# Calculate F-Measures based on ground truths
This notebook evaluates the teleconnections based on prior works ground truths. It calculates AUC and F1 scores.

In [1]:
import matplotlib.pyplot as plt
%matplotlib widget
import numpy as np
import os
import math
import matplotlib
matplotlib.rcParams['pdf.fonttype'] = 42
matplotlib.rcParams['ps.fonttype'] = 42
import pandas as pd


In [2]:
# Utility Function
def inBoundingBox(bl, tr, p):
    isLongInRange = False
    if (tr[1] < bl[1]) :
        isLongInRange = p[1] >= bl[1] or p[1] <= tr[1]
    else:
        isLongInRange = p[1] >= bl[1] and p[1] <= tr[1]
    return p[0] >= bl[0]  and  p[0] <= tr[0]  and  isLongInRange

In [None]:
#Causality 0.7323946969384352, 29
#Lagged 0.7362063171681619, 16

In [6]:
# Change dataName to the corresponding datafile in Data folder.
maxAUC = 0
maxDay = 0
maxf1ByDay = []
AUCByDay = []
for days in range(7,31):
    dataName = "LaggedCorrelation_d%d_l180_nx288_ny140_R0-100_v8"%days
    propertyName = "pvalue"
    useReverse = True
    gridRegions = [];
    nx, ny = (288+1,70*2+1)
    x = np.linspace(-180+1.25*0.5, 180+1.25*0.50, nx)
    y = np.linspace(-70+0.5, 70+0.5, ny)
    xv, yv = np.meshgrid(x, y,sparse=False, indexing='ij')
    for xi in range(nx-1):
        for yi in range(ny-1):
            gridRegions.append([yv[xi,yi], yv[xi+1,yi+1], xv[xi,yi],xv[xi+1,yi+1]]);


    boxes = {
         "Australia" : [[-50,90],[25,-110]],
         "Asia" : [[0,45],[50,100]],
         "Africa" : [[-40,-20],[20,55]],
         "S. America" : [[-20,-90],[24,-35]],
         "S. America 2" : [[-60,-90],[-21,-40]],
         "N. America" : [[25,-130],[60,-55]],
    }

    ENSORegion = [[-5 , -170] ,[5, -120]];


    dfelnino = pd.read_csv("../Data/elninoPoints_v2.csv")
    dflanina = pd.read_csv("../Data/laninaPoints_v2.csv")
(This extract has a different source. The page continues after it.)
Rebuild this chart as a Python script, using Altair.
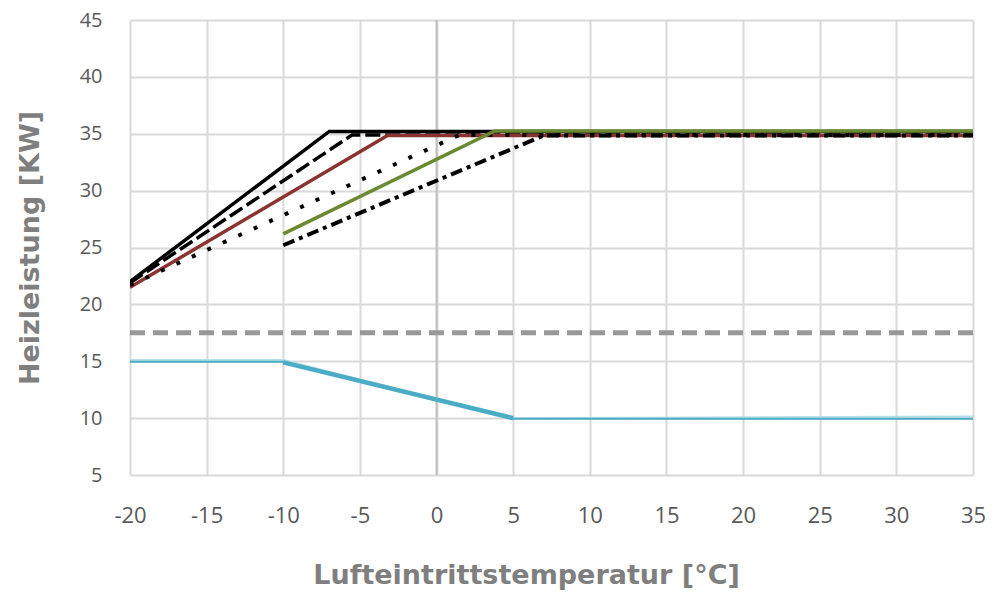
import altair as alt
import pandas as pd

# Series data (x = Lufteintrittstemperatur °C, y = Heizleistung kW)
s_black_x = [-20, -7, 35]
s_black_y = [22.0, 35.2, 35.2]
s_dash_x = [-20, -5.5, 35]
s_dash_y = [21.9, 34.9, 34.9]
s_red_x = [-20, -3.2, 35]
s_red_y = [21.5, 34.85, 34.85]
s_dot_x = [-20, 1.5, 35]
s_dot_y = [21.7, 34.9, 34.9]
s_green_x = [-10, 3.8, 35]
s_green_y = [26.2, 35.25, 35.25]
s_dashdot_x = [-10, 7, 35]
s_dashdot_y = [25.2, 34.85, 34.85]
s_gray_x = [-20, 35]
s_gray_y = [17.5, 17.5]
s_light_x = [-20, -10, 5, 35]
s_light_y = [15.1, 15.1, 10.0, 10.15]
s_blue_x = [-20, -10, 5, 35]
s_blue_y = [14.95, 14.95, 9.95, 9.95]
s_blue_slope_x = [-10, 5]
s_blue_slope_y = [14.9, 10.0]

x_ticks = list(range(-20, 40, 5))
y_ticks = list(range(5, 50, 5))

series = [
    ("gray", s_gray_x, s_gray_y, "#989898", 5, [15, 8]),
    ("light", s_light_x, s_light_y, "#B7DEE8", 2, None),
    ("blue", s_blue_x, s_blue_y, "#4BACC6", 2, None),
    ("blueslope", s_blue_slope_x, s_blue_slope_y, "#4BACC6", 4.5, None),
    ("black", s_black_x, s_black_y, "#000000", 3.5, None),
    ("dash", s_dash_x, s_dash_y, "#000000", 3.5, [15, 5]),
    ("red", s_red_x, s_red_y, "#8B3330", 3.5, None),
    ("dot", s_dot_x, s_dot_y, "#000000", 4, [4, 13]),
    ("green", s_green_x, s_green_y, "#6A8A32", 3.5, None),
    ("dashdot", s_dashdot_x, s_dashdot_y, "#000000", 4, [12, 5, 4, 5]),
]

xscale = alt.Scale(domain=[-20, 35], nice=False, zero=False)
yscale = alt.Scale(domain=[5, 45], nice=False, zero=False)

xaxis = alt.Axis(values=x_ticks, title="Lufteintrittstemperatur [°C]", grid=True,
                 gridColor="#D9D9D9", gridWidth=2, domain=False, ticks=False,
                 labelExpr="toString(datum.value)",
                 labelFontSize=22, labelColor="#595959", labelPadding=30,
                 labelFont="Open Sans", titleFont="DejaVu Sans", titleFontSize=27,
                 titleFontWeight="bold", titleColor="#7F7F7F", titlePadding=36,
                 titleX=396, titleAlign="center",
                 labelFlush=False)
yaxis = alt.Axis(values=y_ticks, title="Heizleistung [KW]", grid=True,
                 gridColor="#D9D9D9", gridWidth=2, domain=False, ticks=False,
                 labelExpr="toString(datum.value)",
                 labelFontSize=20, labelColor="#595959", labelPadding=28,
                 labelFont="Open Sans", titleFont="DejaVu Sans", titleFontSize=27,
                 titleFontWeight="bold", titleColor="#7F7F7F", titlePadding=35,
                 labelFlush=False)

layers = []
zero_df = pd.DataFrame({"x": [0]})
layers.append(
    alt.Chart(zero_df).mark_rule(color="#C0C0C0", strokeWidth=2).encode(
        x=alt.X("x:Q", scale=xscale, axis=xaxis)
    )
)
for i, (name, xs, ys, col, w, dash) in enumerate(series):
    df = pd.DataFrame({"x": xs, "y": ys, "o": list(range(len(xs)))})
    kw = dict(color=col, strokeWidth=w, clip=True)
    if dash:
        kw["strokeDash"] = dash
    layers.append(
        alt.Chart(df).mark_line(**kw).encode(
            x=alt.X("x:Q", scale=xscale, axis=xaxis),
            y=alt.Y("y:Q", scale=yscale, axis=yaxis),
            order="o:Q",
        )
    )

chart = alt.layer(*layers).properties(
    width=843, height=455,
    autosize=alt.AutoSizeParams(type="none"),
    padding={"left": 122, "top": 12, "right": 20, "bottom": 124},
).configure_view(stroke=None).configure(background="white")

chart.save("out.html", embed_options={"renderer": "svg", "actions": False})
    dfOrig = pd.read_csv("../Data/%s.csv"%dataName)
    if(useReverse):
        dfOrig["sortedProperty"] = -dfOrig[propertyName]
    else:
        dfOrig["sortedProperty"] = dfOrig[propertyName]
    # pvalues = df["causality"].to_numpy()
    pvalues = dfOrig["sortedProperty"].to_numpy();

    insideRegions = dfelnino["inside"].to_numpy()+dflanina["inside"].to_numpy();
    #pvalues = pvalues*0+0.001


    inAllBoxes = np.zeros(len(gridRegions),dtype=np.bool);
    inBoxes = {};
    inRegionCount = 0;
    outRegionCount = 0;
    for key, box in boxes.items():
        inBoxes[key] = np.zeros(len(gridRegions),dtype=np.bool);
        thisInBoxes = inBoxes[key];
        for i,region in enumerate(gridRegions):
            lat,lng = np.mean(region[0:1]),np.mean(region[2:3]);
            if(inBoundingBox(box[0],box[1],[lat,lng]) and not inBoundingBox(ENSORegion[0],ENSORegion[1],[lat,lng])):
                inAllBoxes[i] = True;
                thisInBoxes[i] = True;
                if(insideRegions[i]):
                    inRegionCount += 1;
                else:
                    outRegionCount += 1;

    pvalues[~inAllBoxes] = np.float("nan");

    positivePValues = np.array(pvalues)

    key = "All"
    # for key in list(inBoxes.keys())+["All"]:
    for key in ["All"]:
        recalls = [];
        precisions = [];
        TPRs = []
        FPRs = []
        FMeasures = [];
        F2Measures = [];
        if(key=="All"):
            insideBox = inAllBoxes;
        else:
            insideBox = inBoxes[key];

        selectedPValue = positivePValues[insideBox];
        selectedInsideRegions = insideRegions[insideBox];
        selectedIndices = np.argsort(selectedPValue)
        percentiles = np.linspace(100,0,len(selectedIndices))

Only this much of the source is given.